Figlio terzogenito di Aldo Manuzio, ne raccolse l'eredità a partire dal 1533, quando prese in mano le redini della famosa stamperia paterna, fino ad allora gestita dal nonno materno Andrea Torresano e dai suoi eredi. In questa veste curò, in particolare, l'edizione di testi latini, mantenendo lo stile e le innovazioni tipografiche introdotte con le aldine.
Si occupò anche, dal 1558, per conto di Federico Badoer, della tipografia dell'Accademia della Fama, mentre dal 1561 si trasferì a Roma, che sarebbe diventata la seconda città per la produzione del libro[1]. Qui, infatti, diresse la Stamperia del popolo romano, istituita nello stesso anno da Papa Pio IV, monopolizzando, di fatto, i privilegi di stampa relativi ai più importanti testi approvati dal Concilio di Trento, fra i quali il Catechismo e il Messale, peraltro chiedendo e ottenendo, dal pontefice, che l'autorizzazione - in considerazione dell'elevata domanda - fosse estesa anche a tipografi di altri luoghi[2].

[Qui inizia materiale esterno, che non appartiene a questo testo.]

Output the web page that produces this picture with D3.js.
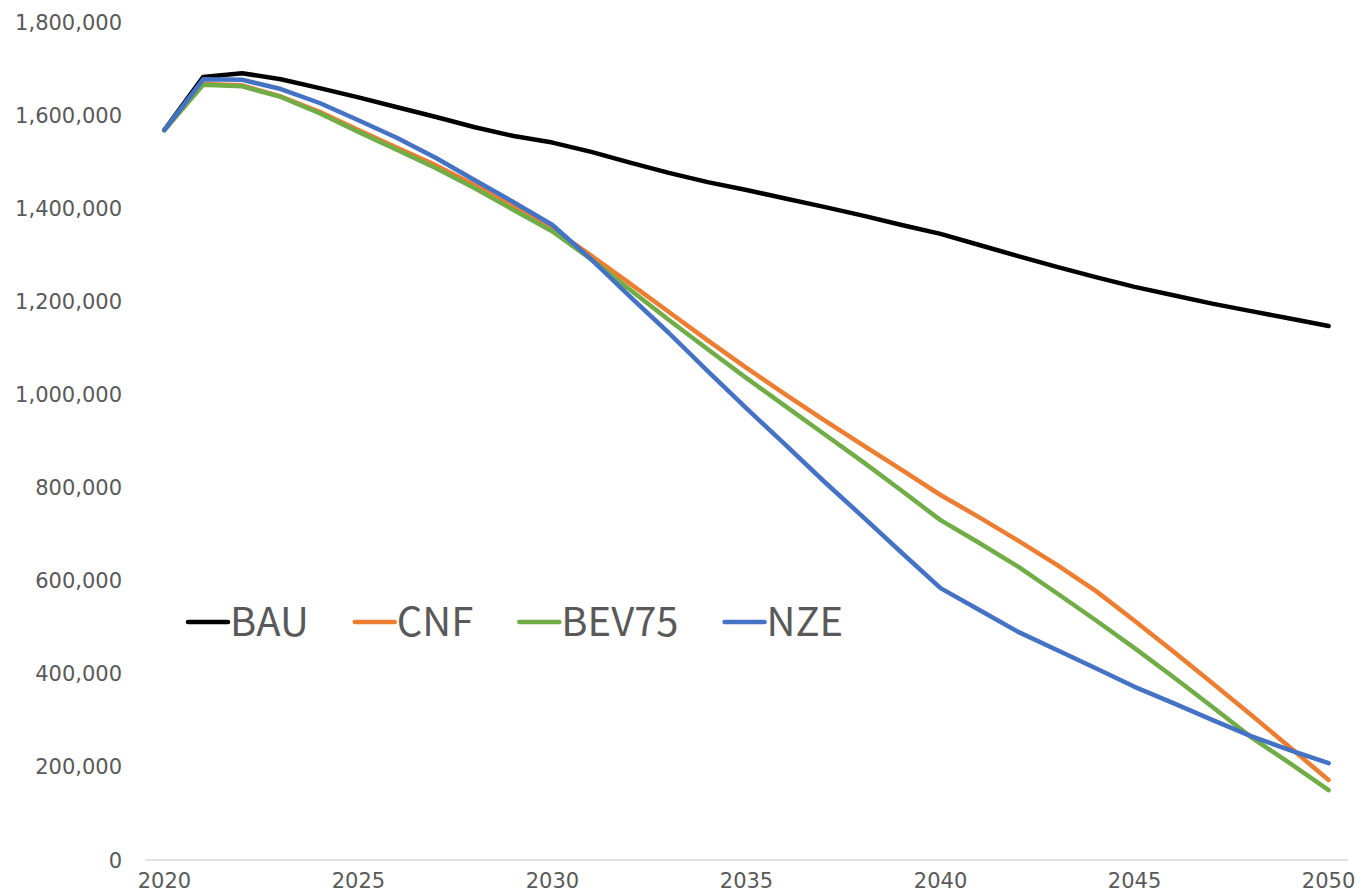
<!DOCTYPE html>
<html>
<head>
<meta charset="utf-8">
<script src="https://cdn.jsdelivr.net/npm/d3@7"></script>
<style>
  html, body { margin: 0; padding: 0; background: #ffffff; }
  svg { display: block; }
</style>
</head>
<body>
<svg id="chart" width="1362" height="893"></svg>
<script>
// Years on the category axis
const years = [2020, 2021, 2022, 2023, 2024, 2025, 2026, 2027, 2028, 2029, 2030,
               2031, 2032, 2033, 2034, 2035, 2036, 2037, 2038, 2039, 2040,
               2041, 2042, 2043, 2044, 2045, 2046, 2047, 2048, 2049, 2050];

// Scenario series
const bau = [1568000, 1682000, 1690000, 1677000, 1658000, 1638000, 1617000, 1596000, 1574000, 1555000, 1541000,
             1521000, 1498000, 1476000, 1456000, 1439000, 1421000, 1403000, 1384000, 1364000, 1345000,
             1321000, 1297000, 1274000, 1252000, 1231000, 1213000, 1195000, 1179000, 1163000, 1147000];
const cnf = [1568000, 1667000, 1664000, 1640000, 1607000, 1568000, 1530000, 1492000, 1450000, 1403000, 1356000,
             1298000, 1238000, 1177000, 1116000, 1057000, 1000000, 945000, 891000, 838000, 784000,
             736000, 686000, 634000, 578000, 514000, 448000, 380000, 312000, 242000, 172000];
const bev75 = [1568000, 1665000, 1662000, 1639000, 1604000, 1564000, 1525000, 1486000, 1443000, 1396000, 1350000,
               1290000, 1225000, 1160000, 1097000, 1035000, 975000, 915000, 855000, 793000, 730000,
               681000, 630000, 573000, 515000, 455000, 393000, 329000, 264000, 208000, 150000];
const nze = [1568000, 1677000, 1676000, 1656000, 1626000, 1589000, 1551000, 1508000, 1460000, 1413000, 1364000,
             1290000, 1210000, 1132000, 1050000, 970000, 892000, 813000, 737000, 660000, 584000,
             537000, 490000, 451000, 412000, 372000, 337000, 301000, 266000, 236000, 208000];

const seriesNames = ["BAU", "CNF", "BEV75", "NZE"];
const seriesColors = ["#000000", "#ED7D31", "#70AD47", "#4472C4"];

// Axis ticks
const yTicks = [0, 200000, 400000, 600000, 800000, 1000000, 1200000, 1400000, 1600000, 1800000];
const xTickYears = [2020, 2025, 2030, 2035, 2040, 2045, 2050];

const series = [bau, cnf, bev75, nze].map((vals, i) => ({
  name: seriesNames[i],
  color: seriesColors[i],
  values: vals.map((v, j) => ({ year: years[j], value: v }))
}));

const svg = d3.select("#chart");
const labelFont = "'DejaVu Sans', sans-serif";
const legendFont = "'Noto Sans CJK KR', 'Noto Sans', sans-serif";
const textColor = "#595959";

const x = d3.scalePoint().domain(years).range([145, 1348]).padding(0.5);
const y = d3.scaleLinear().domain([0, 1800000]).range([860, 22]);

// Baseline
svg.append("line")
  .attr("x1", 145).attr("x2", 1348)
  .attr("y1", y(0)).attr("y2", y(0))
  .attr("stroke", "#d9d9d9").attr("stroke-width", 1.5);

// Y axis labels
const fmt = d3.format(",");
svg.append("g").selectAll("text")
  .data(yTicks).join("text")
  .attr("x", 122)
  .attr("y", d => y(d))
  .attr("dy", "0.36em")
  .attr("text-anchor", "end")
  .attr("font-family", labelFont)
  .attr("font-size", 21)
  .attr("fill", textColor)
  .text(d => fmt(d));

// X axis labels
svg.append("g").selectAll("text")
  .data(xTickYears).join("text")
  .attr("x", d => x(d))
  .attr("y", 888)
  .attr("text-anchor", "middle")
  .attr("font-family", labelFont)
  .attr("font-size", 21)
  .attr("fill", textColor)
  .text(d => d);

// Series lines
const line = d3.line().x(d => x(d.year)).y(d => y(d.value));
svg.append("g").selectAll("path")
  .data(series).join("path")
  .attr("d", d => line(d.values))
  .attr("fill", "none")
  .attr("stroke", d => d.color)
  .attr("stroke-width", 4.5)
  .attr("stroke-linejoin", "round")
  .attr("stroke-linecap", "round");

// Legend
const legend = svg.append("g");
let lx = 188;
const ly = 622;
series.forEach(s => {
  legend.append("line")
    .attr("x1", lx).attr("x2", lx + 40)
    .attr("y1", ly).attr("y2", ly)
    .attr("stroke", s.color).attr("stroke-width", 4.5)
    .attr("stroke-linecap", "round");
  const t = legend.append("text")
    .attr("x", lx + 42)
    .attr("y", ly + 14)
    .attr("font-family", legendFont)
    .attr("font-size", 40)
    .attr("fill", textColor)
    .text(s.name);
  lx += 42 + t.node().getComputedTextLength() + 46;
});
</script>
</body>
</html>
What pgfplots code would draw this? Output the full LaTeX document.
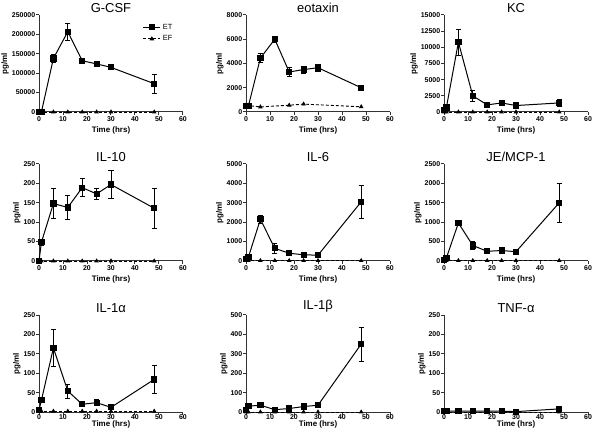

Erudito, di formazione umanistica, scrisse numerose dissertazioni, in particolare sulle antichità romane, fra le quali il De legibus (1557) e il De senatu (1581), e commentò diverse opere di Cicerone, come ad esempio le epistole a Pomponio Attico. e a Junio Bruto. Curò in tre libri, in volgare, a partire dal 1542, le Lettere di diuersi nobilissimi huomini et eccellentissimi ingegni.[3]. Molte sue prefazioni a testi latini uscirono postume, a cura del figlio Aldo, nel 1580, come postume furono pubblicate le sue Lettere rinvenute nella Biblioteca Ambrosiana[4].